1 girl, who's 20 years old, talked to me for an hour and promise we'll go out together when I head over to Japan.
Another girl is a 30 years old woman who works in a pizza shop. I promise to talk to her tomorrow again on Skype.
Feels good man.
I'm going to Japan for the first time, for 30 days. I have a feeling I'm going to regret not extending my stay for a max of 90 days.
Any one have experience with Japanese customs? Do they require that I show my return flight? I bought my ticket online, so I don't got the paper.
You dont need to show your return flight, someone I know went there and said he'll travel to china after his stay
You can always extend your trip to the full 90 days, when you arrive they ask you what is planned but you can consult authorities to stay longer
if you intend to go for the 180 days (I think you are from euw/na) you can just tell them right at the start that you want to go for the half year and then you just have to go to the autorithies once, the chance that they say no is close to zero
Not directly, when you arrive you get to a place where you fill out some traveling stuff, your intend on why you came to japan, how long you intend to stay, where they can contact you such stuff
someone from na/euw mostly have the right to stay 90 days without asking for a visa since this is costum, you can extend it by 90 days, either you cantact them for the visa at the autorithies or you write up directly that you want to stay for longer than 90 days, then they'll set up the stuff to get the visa right away, you bring that to the authorities with you and then they either approve or decline, but I never heard that they declined it without a good reason, so basically never (they might turn you down for having the chance that you try to run away from your homecountry or if you did something against the law which they'll get on when you arrive at the costums anyway)
>feels good bro, will somehow gain citizenship in Japan, going to get a girl preggo.
dont forget that you'll always be a gaijin, after 10 years you'll just upgrade to an immigrated gaijin
copying my post from the other japan thread:
poorfag here. so i'm just dicking around and daydreaming by looking at flights and hotel prices and i stumbled upon a $45/night love hotel in osaka. (hotel fine garden sakai)
as a gaijin, would it be a horrible idea to stay at a love hotel as a tourist? those rooms look big and fantastic for the price. the only downside i see is that it's a good 15 minute walk to a station, the locals say it's "a bad area", and well, it's a fucking love hotel.
So I've been lurking this thread hard and have decided to visit Japan for 90 days visa free in the Fall... and you're saying this visa free period can be extended another 90 days? Anyway I almost died in agony this January, and so I've decided to become a hardcore traveler. I'm not just going to see the sights, I'm also looking for opportunities in business, entertaiment, women, ect...
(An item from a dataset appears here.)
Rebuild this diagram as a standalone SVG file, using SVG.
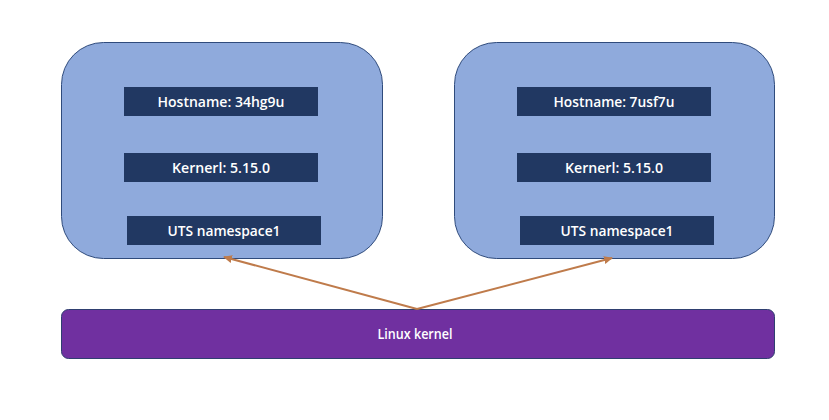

citizenship maybe not (you have to give up your other citizenship, but permanent residency sure. I'd love to get a rich high class woman pregnant, so this >>880452 too.
After reviewing the website, it looks like it's not $45/night but $84/night. The $45 prince is for a "brief rest" - usually only two hours or so. Be careful when looking at prices for love hotels, as they have many different prices depending on the "package". What you want to look for is ??, or overnight stay.
That being said, rooms in love hotels are generally much larger and nicer than regular hotels. They are sometimes cheaper because, well, it's not exactly good to be seen entering one. They also usually have room service including meals, but they deliver it in a way that you never have to make contact with someone, so if you don't like people or you're afraid of miscommunication, it's right up your alley.